From mboxrd@z Thu Jan  1 00:00:00 1970
From: Thomas Heinz <thomasheinz@gmx.net>
Subject: Re: [RFC] High Performance Packet Classification (HPPC) to succeed
	HIPAC
Date: Sat, 8 Sep 2007 00:45:48 +0200
Message-ID: <200709080045.49369.thomasheinz@gmx.net>
References: <20070907090923.GA31885@ekonomika.be>
Mime-Version: 1.0
Content-Type: text/plain;
  charset="iso-8859-1"
Content-Transfer-Encoding: 7bit
To: netfilter-devel@lists.netfilter.org
Return-path: <netfilter-devel-bounces@lists.netfilter.org>
In-Reply-To: <20070907090923.GA31885@ekonomika.be>
Content-Disposition: inline
List-Unsubscribe: <https://lists.netfilter.org/mailman/listinfo/netfilter-devel>,
	<mailto:netfilter-devel-request@lists.netfilter.org?subject=unsubscribe>
List-Archive: </pipermail/netfilter-devel>
List-Post: <mailto:netfilter-devel@lists.netfilter.org>
List-Help: <mailto:netfilter-devel-request@lists.netfilter.org?subject=help>
List-Subscribe: <https://lists.netfilter.org/mailman/listinfo/netfilter-devel>,
	<mailto:netfilter-devel-request@lists.netfilter.org?subject=subscribe>
Sender: netfilter-devel-bounces@lists.netfilter.org
Errors-To: netfilter-devel-bounces@lists.netfilter.org
List-Id: netfilter-devel.vger.kernel.org

Hi Steven

You wrote:
> In HIPAC, all rules are stored in a trie indexed by specifier. By
> walking down such a trie given e.g. an IP address, all rules relevant to
> that IP address can be found. Repeating this walk for every dimension
> and intersecting the results (which are lists of rules), a single list
> is obtained that is relevant for the packet to classify. All that
> remains to be done then, is go over those rules to classify the packet.
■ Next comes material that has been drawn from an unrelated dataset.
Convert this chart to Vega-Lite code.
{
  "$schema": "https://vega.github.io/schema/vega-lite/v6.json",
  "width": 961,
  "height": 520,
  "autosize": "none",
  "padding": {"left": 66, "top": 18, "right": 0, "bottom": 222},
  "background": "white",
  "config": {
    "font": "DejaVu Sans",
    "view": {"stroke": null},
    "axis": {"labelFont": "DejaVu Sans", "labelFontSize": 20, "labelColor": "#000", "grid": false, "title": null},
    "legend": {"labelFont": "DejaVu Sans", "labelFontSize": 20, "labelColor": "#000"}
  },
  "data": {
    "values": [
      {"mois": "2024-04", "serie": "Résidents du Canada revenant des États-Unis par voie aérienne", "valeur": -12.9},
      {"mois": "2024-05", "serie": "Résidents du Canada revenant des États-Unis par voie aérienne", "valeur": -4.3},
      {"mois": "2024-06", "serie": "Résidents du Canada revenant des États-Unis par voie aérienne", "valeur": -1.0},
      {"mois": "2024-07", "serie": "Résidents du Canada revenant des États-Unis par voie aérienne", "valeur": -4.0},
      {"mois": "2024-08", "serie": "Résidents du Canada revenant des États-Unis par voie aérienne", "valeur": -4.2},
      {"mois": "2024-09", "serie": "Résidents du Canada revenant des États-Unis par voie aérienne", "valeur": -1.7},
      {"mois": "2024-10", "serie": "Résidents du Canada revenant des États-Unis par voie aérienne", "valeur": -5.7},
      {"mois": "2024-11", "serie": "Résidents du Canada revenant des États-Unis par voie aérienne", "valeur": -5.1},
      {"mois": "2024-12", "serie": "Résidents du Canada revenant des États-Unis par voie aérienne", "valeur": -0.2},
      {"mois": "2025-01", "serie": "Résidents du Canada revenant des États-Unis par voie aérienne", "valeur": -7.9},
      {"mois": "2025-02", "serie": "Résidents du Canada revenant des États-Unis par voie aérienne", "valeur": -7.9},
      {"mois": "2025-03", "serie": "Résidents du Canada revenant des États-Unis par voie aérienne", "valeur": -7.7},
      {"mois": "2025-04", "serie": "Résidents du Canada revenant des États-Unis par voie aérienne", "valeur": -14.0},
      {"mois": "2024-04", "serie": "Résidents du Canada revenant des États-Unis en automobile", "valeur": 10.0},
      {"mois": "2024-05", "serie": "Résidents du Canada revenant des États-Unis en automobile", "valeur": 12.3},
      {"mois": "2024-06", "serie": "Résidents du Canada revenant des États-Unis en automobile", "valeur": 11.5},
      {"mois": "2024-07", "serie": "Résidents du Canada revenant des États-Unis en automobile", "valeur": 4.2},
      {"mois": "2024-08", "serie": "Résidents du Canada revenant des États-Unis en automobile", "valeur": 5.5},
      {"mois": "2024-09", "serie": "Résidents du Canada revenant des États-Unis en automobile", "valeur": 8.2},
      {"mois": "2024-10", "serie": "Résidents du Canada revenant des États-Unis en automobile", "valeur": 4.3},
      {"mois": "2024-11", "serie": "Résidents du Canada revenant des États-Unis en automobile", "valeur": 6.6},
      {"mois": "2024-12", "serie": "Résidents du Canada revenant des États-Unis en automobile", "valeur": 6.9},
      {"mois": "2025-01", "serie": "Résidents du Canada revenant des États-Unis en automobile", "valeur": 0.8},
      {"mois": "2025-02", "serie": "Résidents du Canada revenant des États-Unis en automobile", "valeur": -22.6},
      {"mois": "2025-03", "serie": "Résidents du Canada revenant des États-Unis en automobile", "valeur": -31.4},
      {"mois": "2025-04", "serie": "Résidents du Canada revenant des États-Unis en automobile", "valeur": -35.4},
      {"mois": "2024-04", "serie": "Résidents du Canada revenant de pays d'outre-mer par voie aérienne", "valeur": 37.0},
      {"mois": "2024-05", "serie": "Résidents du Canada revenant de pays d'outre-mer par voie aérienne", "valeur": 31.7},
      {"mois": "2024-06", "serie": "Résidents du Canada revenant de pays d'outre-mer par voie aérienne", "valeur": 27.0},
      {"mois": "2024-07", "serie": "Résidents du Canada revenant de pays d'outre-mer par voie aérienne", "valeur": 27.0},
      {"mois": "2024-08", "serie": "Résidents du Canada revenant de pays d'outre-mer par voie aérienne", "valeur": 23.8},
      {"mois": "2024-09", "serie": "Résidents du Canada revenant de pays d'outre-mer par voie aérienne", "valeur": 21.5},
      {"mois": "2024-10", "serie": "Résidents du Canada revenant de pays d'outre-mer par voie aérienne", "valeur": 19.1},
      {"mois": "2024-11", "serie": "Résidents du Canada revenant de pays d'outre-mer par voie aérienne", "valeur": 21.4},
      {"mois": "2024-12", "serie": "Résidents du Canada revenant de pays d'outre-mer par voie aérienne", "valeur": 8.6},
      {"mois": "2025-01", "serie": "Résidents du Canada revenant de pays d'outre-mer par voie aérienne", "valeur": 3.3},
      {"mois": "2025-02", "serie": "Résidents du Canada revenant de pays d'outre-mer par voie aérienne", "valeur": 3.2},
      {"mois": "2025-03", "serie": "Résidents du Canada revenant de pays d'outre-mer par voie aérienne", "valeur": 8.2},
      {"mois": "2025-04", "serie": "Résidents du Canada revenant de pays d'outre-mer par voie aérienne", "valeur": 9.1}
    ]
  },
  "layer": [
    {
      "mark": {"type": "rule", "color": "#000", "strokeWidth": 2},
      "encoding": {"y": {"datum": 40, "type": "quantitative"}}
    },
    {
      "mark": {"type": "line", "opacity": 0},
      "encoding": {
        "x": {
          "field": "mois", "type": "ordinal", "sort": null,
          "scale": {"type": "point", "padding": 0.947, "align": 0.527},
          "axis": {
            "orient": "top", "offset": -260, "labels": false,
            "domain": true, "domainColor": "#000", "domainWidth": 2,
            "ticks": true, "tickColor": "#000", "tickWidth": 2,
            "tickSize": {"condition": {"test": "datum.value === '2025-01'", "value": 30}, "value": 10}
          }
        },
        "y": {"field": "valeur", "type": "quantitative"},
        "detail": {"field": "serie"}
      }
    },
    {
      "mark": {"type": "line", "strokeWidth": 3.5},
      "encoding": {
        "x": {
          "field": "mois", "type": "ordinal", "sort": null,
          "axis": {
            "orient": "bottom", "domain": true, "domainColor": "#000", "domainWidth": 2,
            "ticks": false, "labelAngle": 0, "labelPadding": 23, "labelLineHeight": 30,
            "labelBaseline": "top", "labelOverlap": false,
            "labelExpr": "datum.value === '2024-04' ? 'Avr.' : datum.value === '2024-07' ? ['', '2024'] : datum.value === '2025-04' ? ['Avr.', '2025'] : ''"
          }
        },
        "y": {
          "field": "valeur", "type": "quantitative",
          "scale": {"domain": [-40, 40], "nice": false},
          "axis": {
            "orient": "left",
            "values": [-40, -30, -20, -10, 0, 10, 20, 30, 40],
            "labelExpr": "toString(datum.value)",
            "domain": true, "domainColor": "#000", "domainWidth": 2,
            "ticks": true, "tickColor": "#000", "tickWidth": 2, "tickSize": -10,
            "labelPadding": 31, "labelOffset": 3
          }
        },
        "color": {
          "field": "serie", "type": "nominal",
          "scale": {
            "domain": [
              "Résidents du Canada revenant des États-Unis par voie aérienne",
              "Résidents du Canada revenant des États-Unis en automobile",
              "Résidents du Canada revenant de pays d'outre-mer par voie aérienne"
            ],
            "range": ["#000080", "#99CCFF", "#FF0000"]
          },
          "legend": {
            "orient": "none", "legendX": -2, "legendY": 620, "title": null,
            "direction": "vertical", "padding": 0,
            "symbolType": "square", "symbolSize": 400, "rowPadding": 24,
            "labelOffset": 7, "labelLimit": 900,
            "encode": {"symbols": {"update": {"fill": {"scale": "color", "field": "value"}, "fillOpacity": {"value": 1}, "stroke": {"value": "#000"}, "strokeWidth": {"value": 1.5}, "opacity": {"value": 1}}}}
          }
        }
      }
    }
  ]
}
Well, no. HiPAC is not based on tries but interprets the packet 
classification problem as a geometric problem where each rule is 
represented by a d-dimensional orthotope (= rectangular hypercube, for d=2 
a rectangle) and a packet is a point in the d-dimensional space. Hence, 
packet classification is equivalent to finding the highest priority 
orthotope enclosing the point.

> The HIPAC authors claim that the complexity of the trie-lookup is O(log
> log N), where N is the size of the search-space. For IPv4, (and log ==
> log2), this would be 5.

With 'this' you mean that log log N = 5, I guess. Well, using van Emde Boas 
trees also known as stratified trees in order to represent the bounded 
range location problem (subproblem of the packet classification problem in 
HiPAC), it is possible to achieve O(d log log N) lookup time for the 
d-dimensional packet classification problem. However, in practice this is 
not relevant as for practical range location problem sizes as occuring in 
the HiPAC data structure, a simpler data structure can be used yielding 
O(d log n) lookup time where n is the number of rules.
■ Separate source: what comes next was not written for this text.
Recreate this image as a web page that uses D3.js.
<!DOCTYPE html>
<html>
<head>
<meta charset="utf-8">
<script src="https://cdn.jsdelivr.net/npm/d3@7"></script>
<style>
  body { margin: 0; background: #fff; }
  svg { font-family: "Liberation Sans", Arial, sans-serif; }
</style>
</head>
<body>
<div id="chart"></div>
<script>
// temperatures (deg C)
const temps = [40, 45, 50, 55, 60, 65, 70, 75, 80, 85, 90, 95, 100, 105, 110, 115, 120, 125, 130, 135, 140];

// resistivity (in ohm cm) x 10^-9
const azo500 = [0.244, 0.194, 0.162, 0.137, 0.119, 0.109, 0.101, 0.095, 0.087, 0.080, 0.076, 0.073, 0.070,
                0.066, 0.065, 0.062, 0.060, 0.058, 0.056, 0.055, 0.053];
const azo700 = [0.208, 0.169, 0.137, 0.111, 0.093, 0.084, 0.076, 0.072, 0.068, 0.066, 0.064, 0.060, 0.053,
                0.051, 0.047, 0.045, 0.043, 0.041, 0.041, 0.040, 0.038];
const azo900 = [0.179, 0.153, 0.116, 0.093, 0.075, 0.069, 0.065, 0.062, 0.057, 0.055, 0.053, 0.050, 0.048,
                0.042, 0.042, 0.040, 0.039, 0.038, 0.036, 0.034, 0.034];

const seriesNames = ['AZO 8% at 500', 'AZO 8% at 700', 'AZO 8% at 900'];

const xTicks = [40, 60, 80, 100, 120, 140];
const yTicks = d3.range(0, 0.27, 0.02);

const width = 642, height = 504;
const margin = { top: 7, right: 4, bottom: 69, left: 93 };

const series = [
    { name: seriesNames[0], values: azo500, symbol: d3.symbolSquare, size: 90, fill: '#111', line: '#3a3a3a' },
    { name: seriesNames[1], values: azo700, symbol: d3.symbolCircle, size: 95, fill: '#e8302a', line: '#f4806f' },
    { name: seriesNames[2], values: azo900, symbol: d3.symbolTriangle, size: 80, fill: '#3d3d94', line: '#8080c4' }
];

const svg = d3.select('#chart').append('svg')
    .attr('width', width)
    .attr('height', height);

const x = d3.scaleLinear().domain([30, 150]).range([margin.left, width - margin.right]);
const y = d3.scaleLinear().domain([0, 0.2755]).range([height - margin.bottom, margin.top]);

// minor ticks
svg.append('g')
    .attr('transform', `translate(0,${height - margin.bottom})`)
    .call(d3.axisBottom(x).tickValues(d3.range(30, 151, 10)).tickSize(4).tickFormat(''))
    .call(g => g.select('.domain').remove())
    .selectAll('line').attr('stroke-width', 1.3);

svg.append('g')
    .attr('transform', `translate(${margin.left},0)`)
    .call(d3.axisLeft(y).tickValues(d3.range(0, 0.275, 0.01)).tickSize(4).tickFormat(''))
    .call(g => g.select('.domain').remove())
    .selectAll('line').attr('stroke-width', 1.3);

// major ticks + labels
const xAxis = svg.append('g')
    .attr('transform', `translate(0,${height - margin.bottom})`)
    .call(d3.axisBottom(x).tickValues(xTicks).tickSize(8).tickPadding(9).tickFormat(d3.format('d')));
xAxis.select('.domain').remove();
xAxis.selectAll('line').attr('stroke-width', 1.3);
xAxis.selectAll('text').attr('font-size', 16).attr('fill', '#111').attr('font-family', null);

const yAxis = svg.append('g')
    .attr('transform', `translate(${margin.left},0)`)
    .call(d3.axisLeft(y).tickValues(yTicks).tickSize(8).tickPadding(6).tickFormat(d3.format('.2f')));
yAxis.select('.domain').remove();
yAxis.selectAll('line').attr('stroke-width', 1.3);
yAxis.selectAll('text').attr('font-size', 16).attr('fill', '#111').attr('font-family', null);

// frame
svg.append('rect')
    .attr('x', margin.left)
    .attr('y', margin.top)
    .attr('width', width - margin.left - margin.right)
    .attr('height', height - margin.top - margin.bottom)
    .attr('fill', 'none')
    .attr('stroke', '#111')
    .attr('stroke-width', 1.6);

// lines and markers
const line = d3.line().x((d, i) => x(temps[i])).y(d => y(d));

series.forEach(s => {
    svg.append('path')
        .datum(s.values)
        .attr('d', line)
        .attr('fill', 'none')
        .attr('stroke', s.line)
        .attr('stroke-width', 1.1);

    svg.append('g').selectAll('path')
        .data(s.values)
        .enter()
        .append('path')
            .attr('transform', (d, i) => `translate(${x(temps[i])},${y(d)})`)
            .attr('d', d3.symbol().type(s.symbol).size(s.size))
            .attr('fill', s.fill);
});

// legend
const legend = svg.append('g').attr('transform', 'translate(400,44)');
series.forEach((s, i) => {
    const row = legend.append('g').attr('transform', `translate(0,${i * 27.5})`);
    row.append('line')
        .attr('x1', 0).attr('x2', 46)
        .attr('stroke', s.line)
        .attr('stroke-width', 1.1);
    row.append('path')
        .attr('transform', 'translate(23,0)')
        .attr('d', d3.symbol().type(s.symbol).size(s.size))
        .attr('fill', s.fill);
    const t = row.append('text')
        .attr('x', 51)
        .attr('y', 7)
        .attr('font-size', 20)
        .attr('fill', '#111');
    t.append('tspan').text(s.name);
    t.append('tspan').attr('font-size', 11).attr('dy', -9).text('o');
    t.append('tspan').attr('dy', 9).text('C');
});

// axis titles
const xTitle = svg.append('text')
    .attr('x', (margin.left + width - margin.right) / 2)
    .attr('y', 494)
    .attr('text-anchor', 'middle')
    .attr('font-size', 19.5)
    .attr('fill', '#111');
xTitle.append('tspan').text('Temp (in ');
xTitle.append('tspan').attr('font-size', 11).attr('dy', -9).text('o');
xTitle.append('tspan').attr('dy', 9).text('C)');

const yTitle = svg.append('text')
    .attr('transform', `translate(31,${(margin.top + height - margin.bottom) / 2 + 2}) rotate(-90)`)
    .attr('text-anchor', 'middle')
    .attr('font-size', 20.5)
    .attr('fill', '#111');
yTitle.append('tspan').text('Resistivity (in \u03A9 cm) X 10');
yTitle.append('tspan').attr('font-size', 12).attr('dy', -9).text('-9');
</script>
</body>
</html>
> Just like in HIPAC, I would like to refer to rules from a (radix) tree,
> indexed by a specifier. Every level in this tree will split up the
> searchspace in 256 pieces, unless no nodes are stored below it. For IPv4
> IP addresses, this means an IP can be looked up by splitting it in 4
> bytes, and using each of the bytes as an index into an array at each
> level of the tree.
>
> The complexity of this is O((log N) / 8), with N being 2^32, and is the
> fastest and simplest way of looking up an IP address I can imagine
> without using alot of memory.

The disadvantage of using tries is that you can only use prefixes for each 
dimension, e.g. port ranges have to be represented as a set of set of port 
prefixes. In the worst case you need 2(k-1) prefixes to represent a single 
range where k is the number of bits (e.g. 32 in case of IPv4 addresses). 
Hence, if you have a rule with d range matches, you end up with (2(k-1))^d 
prefix rules in the worst case (assuming that each match has bit width k).

Moreover, this approach does not scale well to multiple dimensions: either 
you obtain poor lookup times (hierarchical tries) or poor space complexity 
(set-pruning tries). See e.g.
http://tiny-tera.stanford.edu/~nickm/papers/classification_tutorial_01.pdf


Cheers,

Thomas